Thapa's case is backed by the Gurkha ex-servicemen's association. Vice-president Krishna Kumar Rai said that in operational matters Gurkha soldiers were treated like their British counterparts, being made to fight wars, but when it came to parity of pensions and gratuity there was discrimination.
Deepak Thapa, a Nepalese journalist whose grandfather and father fought in the First and Second World Wars, said: "For a Gurkha, joining a foreign army is born out of economic compulsion."
The logic that a Gurkha soldier could live cheaply in Nepal and therefore make do with a significantly smaller pension smacked of arrogant racism, he said.
Thapa said about 7000 former Gurkha soldiers were made redundant by the British after years of fighting armed rebels in Malaysia's jungles in the late 1940s and 1950s.
They were paid just 18 months' salary and declared ineligible for a pension as they had not served the requisite period.
"Given the huge disparity in pay between the Gurkhas and British soldiers, the latter got a pittance and have been fighting for recognition ever since," he said. Nepal's depressed economy meant there wa little chance of re-employment.
The British connection with Gurkha soldiers dates back to the early 19th century when Nepal made territorial incursions into colonial India and an expeditionary force was dispatched to curb them.
A series of indeterminate battles followed, in which each side earned the grudging admiration of the other, resulting in a treaty in 1815 under which a British resident was installed in Kathmandu and the British Indian Army began recruiting Gurkha soldiers.
The relationship was strengthened when the Gurkhas remained loyal to the British during the Indian mutiny in 1857 when colonial rule was severely threatened.
After that the legend of the fearless Gurkha warrior with his deathly khukri or massive curved knife, which is never unsheathed without drawing blood, became known to the outside world.
The hardy Gurkhas served admirably in two world wars and 26 Gurkhas won the Victoria Cross during the Second World War.
Under cover of darkness, Gurkha soldiers would crawl behind enemy lines, feel the boot laces of the sentries and if they were not done up British style soundlessly decapitate them with khukris.
German troops were terrified of the Gurkhas and even today few Gurkha battalions in the Indian Army believe in taking prisoners of war.
Under the Joint Partition Committee instituted after Indian independence in 1947, six of 10 Gurkha Rifle regiments remained in the Indian Army while four regiments voted to become soldiers for the British. According to a further agreement between Nepal, India and Britain, all Gurkha troops in the Indian and British Armies were to be paid the same wage and would subsequently receive equal pensions.
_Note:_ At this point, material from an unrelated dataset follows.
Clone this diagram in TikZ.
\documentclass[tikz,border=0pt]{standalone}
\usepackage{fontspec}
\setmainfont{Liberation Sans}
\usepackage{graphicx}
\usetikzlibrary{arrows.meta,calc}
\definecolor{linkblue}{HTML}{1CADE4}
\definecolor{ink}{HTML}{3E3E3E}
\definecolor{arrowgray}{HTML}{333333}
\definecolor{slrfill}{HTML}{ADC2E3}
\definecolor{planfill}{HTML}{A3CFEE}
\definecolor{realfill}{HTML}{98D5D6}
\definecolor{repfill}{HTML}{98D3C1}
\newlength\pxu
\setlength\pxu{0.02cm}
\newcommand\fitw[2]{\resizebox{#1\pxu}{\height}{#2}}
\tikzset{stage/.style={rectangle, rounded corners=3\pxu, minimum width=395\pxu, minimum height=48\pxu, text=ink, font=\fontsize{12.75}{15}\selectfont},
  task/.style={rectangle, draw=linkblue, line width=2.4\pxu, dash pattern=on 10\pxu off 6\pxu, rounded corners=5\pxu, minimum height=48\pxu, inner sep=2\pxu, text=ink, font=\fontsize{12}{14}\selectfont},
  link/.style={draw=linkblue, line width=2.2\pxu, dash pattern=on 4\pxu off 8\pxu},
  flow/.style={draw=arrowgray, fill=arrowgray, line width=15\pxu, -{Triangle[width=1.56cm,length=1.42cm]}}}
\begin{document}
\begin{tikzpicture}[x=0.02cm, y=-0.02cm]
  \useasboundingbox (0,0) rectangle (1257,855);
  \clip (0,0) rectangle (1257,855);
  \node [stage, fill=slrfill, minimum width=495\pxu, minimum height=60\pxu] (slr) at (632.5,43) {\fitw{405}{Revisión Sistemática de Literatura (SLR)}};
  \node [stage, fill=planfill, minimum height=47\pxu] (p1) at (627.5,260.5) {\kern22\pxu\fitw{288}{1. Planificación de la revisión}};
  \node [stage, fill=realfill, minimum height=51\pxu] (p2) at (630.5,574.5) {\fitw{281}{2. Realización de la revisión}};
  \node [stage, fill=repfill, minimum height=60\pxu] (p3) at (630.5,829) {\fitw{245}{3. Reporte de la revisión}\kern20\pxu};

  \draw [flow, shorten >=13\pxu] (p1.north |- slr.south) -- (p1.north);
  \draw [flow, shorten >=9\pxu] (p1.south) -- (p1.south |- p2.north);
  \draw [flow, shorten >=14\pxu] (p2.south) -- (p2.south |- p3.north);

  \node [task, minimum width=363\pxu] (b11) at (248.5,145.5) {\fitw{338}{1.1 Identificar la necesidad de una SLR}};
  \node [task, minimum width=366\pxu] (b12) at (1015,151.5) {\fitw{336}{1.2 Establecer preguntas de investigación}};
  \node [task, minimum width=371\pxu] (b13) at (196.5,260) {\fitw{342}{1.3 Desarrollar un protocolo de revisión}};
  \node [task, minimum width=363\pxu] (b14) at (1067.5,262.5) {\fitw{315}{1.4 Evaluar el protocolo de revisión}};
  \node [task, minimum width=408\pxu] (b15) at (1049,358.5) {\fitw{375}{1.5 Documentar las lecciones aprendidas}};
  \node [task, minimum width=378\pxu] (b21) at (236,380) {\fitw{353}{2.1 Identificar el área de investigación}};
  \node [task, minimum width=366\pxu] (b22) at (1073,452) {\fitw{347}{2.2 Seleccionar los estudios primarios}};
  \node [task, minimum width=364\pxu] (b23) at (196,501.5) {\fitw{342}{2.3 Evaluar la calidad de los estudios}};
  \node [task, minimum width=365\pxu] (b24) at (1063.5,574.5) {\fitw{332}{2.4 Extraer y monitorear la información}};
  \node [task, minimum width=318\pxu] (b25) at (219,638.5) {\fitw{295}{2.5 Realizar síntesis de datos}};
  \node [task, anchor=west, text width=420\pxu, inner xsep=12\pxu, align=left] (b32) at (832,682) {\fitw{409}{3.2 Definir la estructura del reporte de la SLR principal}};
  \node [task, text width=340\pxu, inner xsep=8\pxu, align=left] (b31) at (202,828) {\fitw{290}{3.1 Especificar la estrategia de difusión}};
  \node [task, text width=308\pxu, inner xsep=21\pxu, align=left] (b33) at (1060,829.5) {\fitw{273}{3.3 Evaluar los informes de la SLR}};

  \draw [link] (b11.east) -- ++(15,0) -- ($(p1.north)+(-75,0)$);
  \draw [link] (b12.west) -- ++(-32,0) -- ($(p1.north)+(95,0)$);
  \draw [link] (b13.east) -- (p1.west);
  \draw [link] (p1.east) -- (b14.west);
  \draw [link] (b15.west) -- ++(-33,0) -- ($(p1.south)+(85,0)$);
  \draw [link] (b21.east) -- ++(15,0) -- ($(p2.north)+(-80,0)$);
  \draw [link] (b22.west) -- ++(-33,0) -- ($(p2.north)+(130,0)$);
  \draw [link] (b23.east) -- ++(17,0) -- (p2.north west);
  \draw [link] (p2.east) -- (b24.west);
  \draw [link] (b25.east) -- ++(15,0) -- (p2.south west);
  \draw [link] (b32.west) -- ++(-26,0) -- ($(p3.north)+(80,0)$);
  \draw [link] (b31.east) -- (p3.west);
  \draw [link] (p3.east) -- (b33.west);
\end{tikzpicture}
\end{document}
However, allowances in the British Army were substantially higher, making service there more popular.
But it was only two years ago, after a series of protests, that the British Government raised the Gurkhas' pay to that of other soldiers. However, their pensions remained the same, bound by the 1947 agreement.
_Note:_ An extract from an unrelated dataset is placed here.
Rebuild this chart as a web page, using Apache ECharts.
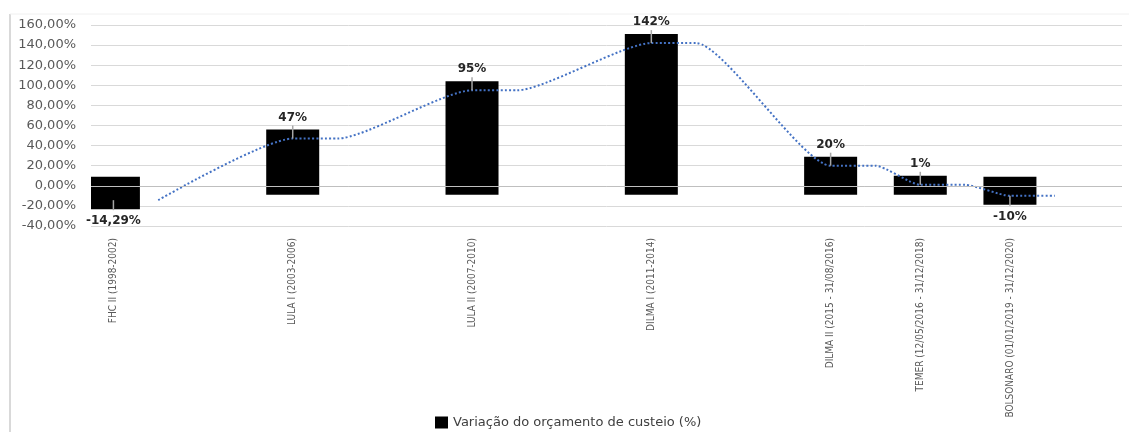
<!DOCTYPE html>
<html>
<head>
<meta charset="utf-8">
<script src="https://cdn.jsdelivr.net/npm/echarts@6/dist/echarts.min.js"></script>
<style>
  html, body { margin: 0; padding: 0; background: #fff; }
  #chart { width: 1129px; height: 432px; }
</style>
</head>
<body>
<div id="chart"></div>
<script>
// Mandatos presidenciais e variação do orçamento de custeio
const terms = [
  'FHC II (1998-2002)',
  'LULA I (2003-2006)',
  'LULA II (2007-2010)',
  'DILMA I (2011-2014)',
  'DILMA II (2015 - 31/08/2016)',
  'TEMER (12/05/2016 - 31/12/2018)',
  'BOLSONARO (01/01/2019 - 31/12/2020)'
];
const variation = [-14.29, 47, 95, 142, 20, 1, -10];
const seriesName = 'Variação do orçamento de custeio (%)';
const yMin = -40, yMax = 160, yStep = 20;

// Horizontal layout: the axis is divided in half-step slots; gaps between terms
const SLOT_GAPS = [4, 4, 4, 4, 2, 2];
const SLOT_COUNT = 23;
const slotOf = [0];
SLOT_GAPS.forEach((g, i) => slotOf.push(slotOf[i] + g));

const axisSlots = Array.from({ length: SLOT_COUNT }, () => '');
terms.forEach((t, i) => { axisSlots[slotOf[i]] = t; });

// Dotted trend: each term holds its value for half a step; it starts after the first term
const trend = new Array(SLOT_COUNT).fill(null);
variation.forEach((v, i) => {
  if (i > 0) trend[slotOf[i]] = v;
  trend[slotOf[i] + 1] = v;
});

const barData = variation.map((v, i) => [slotOf[i], v]);

const fmtPct = v => (Number.isInteger(v) ? String(v) : v.toFixed(2).replace('.', ',')) + '%';

const WIDE = '"DejaVu Sans", Verdana, sans-serif';
const NARROW = '"Liberation Sans Narrow", "DejaVu Sans Condensed", sans-serif';

const BAR_HALF = 26.5;   // half of the drawn bar width
const BAR_PAD = 9;       // thick outline beyond the value on both ends

function renderBar(params, api) {
  const slot = api.value(0);
  const v = api.value(1);
  const base = api.coord([slot, 0]);
  const end = api.coord([slot, v]);
  const left = Math.max(base[0] - BAR_HALF, params.coordSys.x);
  const right = base[0] + BAR_HALF;
  const y0 = Math.min(base[1], end[1]) - BAR_PAD;
  const y1 = Math.max(base[1], end[1]) + BAR_PAD;
  return {
    type: 'rect',
    shape: { x: left, y: y0, width: right - left, height: y1 - y0 },
    style: { fill: '#000000' }
  };
}

function renderLabel(params, api) {
  const slot = api.value(0);
  const v = api.value(1);
  const p = api.coord([slot, v]);
  const dir = v >= 0 ? -1 : 1;
  const leader = v >= 0 ? 13 : 10;
  return {
    type: 'group',
    children: [
      {
        type: 'line',
        shape: { x1: p[0], y1: p[1], x2: p[0], y2: p[1] + dir * leader },
        style: { stroke: '#a6a6a6', lineWidth: 1.5 }
      },
      {
        type: 'text',
        style: {
          x: p[0],
          y: p[1] + dir * 21,
          text: fmtPct(v),
          align: 'center',
          verticalAlign: 'middle',
          fill: '#262626',
          font: 'bold 12px ' + WIDE
        }
      }
    ]
  };
}

const chart = echarts.init(document.getElementById('chart'), null, { renderer: 'canvas' });

chart.setOption({
  animation: false,
  backgroundColor: '#ffffff',
  graphic: [
    { type: 'line', shape: { x1: 10, y1: 14, x2: 10, y2: 432 }, style: { stroke: '#d9d9d9', lineWidth: 2 }, silent: true },
    { type: 'line', shape: { x1: 10, y1: 14, x2: 1129, y2: 14 }, style: { stroke: '#f0f0f0', lineWidth: 1 }, silent: true }
  ],
  grid: { left: 91, right: 7, top: 25, bottom: 206, containLabel: false },
  legend: {
    data: [{ name: seriesName, icon: 'rect' }],
    left: 430,
    top: 411,
    itemWidth: 13,
    itemHeight: 12,
    selectedMode: false,
    textStyle: { fontFamily: WIDE, fontSize: 13, color: '#404040' }
  },
  xAxis: {
    type: 'category',
    data: axisSlots,
    boundaryGap: true,
    axisLine: { show: false },
    axisTick: { show: false },
    splitLine: { show: false },
    axisLabel: {
      interval: 0,
      rotate: 90,
      margin: 12,
      fontFamily: NARROW,
      fontSize: 10,
      color: '#595959'
    }
  },
  yAxis: {
    type: 'value',
    min: yMin,
    max: yMax,
    interval: yStep,
    axisLine: { show: false },
    axisTick: { show: false },
    splitLine: { lineStyle: { color: '#d9d9d9', width: 1 } },
    axisLabel: {
      margin: 15,
      fontFamily: WIDE,
      fontSize: 13,
      color: '#595959',
      formatter: v => v.toFixed(2).replace('.', ',') + '%'
    }
  },
  series: [
    {
      name: seriesName,
      type: 'custom',
      renderItem: renderBar,
      data: barData,
      encode: { x: 0, y: 1 },
      itemStyle: { color: '#000000' },
      z: 2
    },
    {
      name: 'tendência',
      type: 'line',
      data: trend,
      connectNulls: true,
      showSymbol: false,
      smooth: 0.2,
      smoothMonotone: 'x',
      lineStyle: { color: '#4472C4', width: 2, type: [2, 2.2] },
      z: 3,
      markLine: {
        silent: true,
        symbol: ['none', 'none'],
        label: { show: false },
        lineStyle: { color: '#bfbfbf', width: 1, type: 'solid' },
        data: [{ yAxis: 0 }]
      }
    },
    {
      name: 'rótulos',
      type: 'custom',
      renderItem: renderLabel,
      data: barData,
      encode: { x: 0, y: 1 },
      z: 6
    }
  ]
});
</script>
</body>
</html>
In a gesture of magnanimity, the British also permitted the wives and families of around 3000 Gurkha troops to join them in England, something forbidden earlier.
There are about 26,000 retired British Army Gurkhas in Nepal, of whom 19,000 receive pensions of about sterling 25 million a year in total. The remainder were demobilised after the Malay campaign and not eligible for any extended payments.
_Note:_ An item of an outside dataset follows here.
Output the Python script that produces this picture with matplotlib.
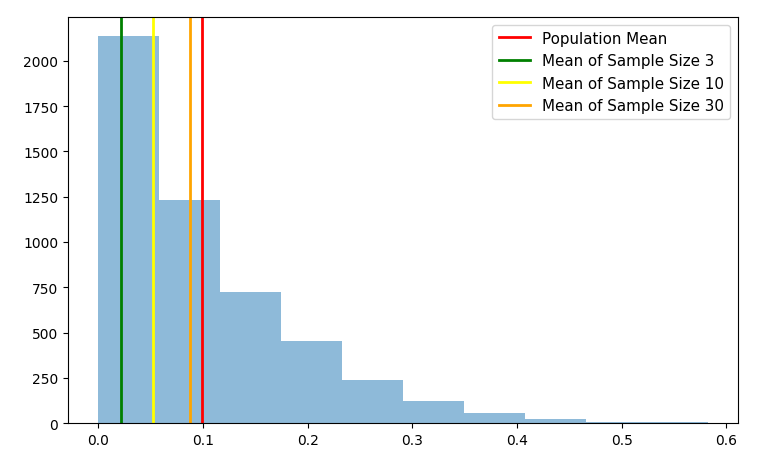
import numpy as np
import matplotlib
matplotlib.use('Agg')
import matplotlib.pyplot as plt

# histogram bins and counts
bin_edges = np.linspace(0, 0.582, 11)
counts = [2135, 1232, 722, 452, 237, 121, 55, 22, 7, 4]

# means of the different samples
population_mean = 0.099
mean_sample_3 = 0.022
mean_sample_10 = 0.052
mean_sample_30 = 0.0875

fig, ax = plt.subplots(figsize=(7.72, 4.6), dpi=100)
fig.subplots_adjust(left=0.088, right=0.956, top=0.961, bottom=0.078)

ax.hist(bin_edges[:-1], bins=bin_edges, weights=counts, alpha=0.5)

ax.axvline(population_mean, color='red', lw=2, label='Population Mean')
ax.axvline(mean_sample_3, color='green', lw=2, label='Mean of Sample Size 3')
ax.axvline(mean_sample_10, color='yellow', lw=2, label='Mean of Sample Size 10')
ax.axvline(mean_sample_30, color='orange', lw=2, label='Mean of Sample Size 30')

ax.legend(loc='upper right', fontsize=10.9, handlelength=2.1)
plt.savefig('out.png')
While a large proportion of pensions to retired Gurkhas are paid through bank accounts or directly to the veterans in several places across Nepal every month, thousands of them receive their money three times a year from a young British officer dispatched on a long trek across the Himalayas, stopping periodically to make payoffs at pre-arranged spots.
Annual pensions of sterling 23 million to about 120,000 retired Indian Army Gurkhas are similarly paid by officers attached to the Indian Army Pension Office at Pokhra, about 240km west of Kathmandu.
There are seven Gurkha regiments in the Indian Army, totalling 50,000 soldiers and yearly recruitment averages around 2500.
British recruitment was cut more than half to around 230 a year and recruitment centres at Paglihawa in the west and Dharan in the east were closed. This reduced employment opportunities even further for a people who know little other than soldiering in foreign lands.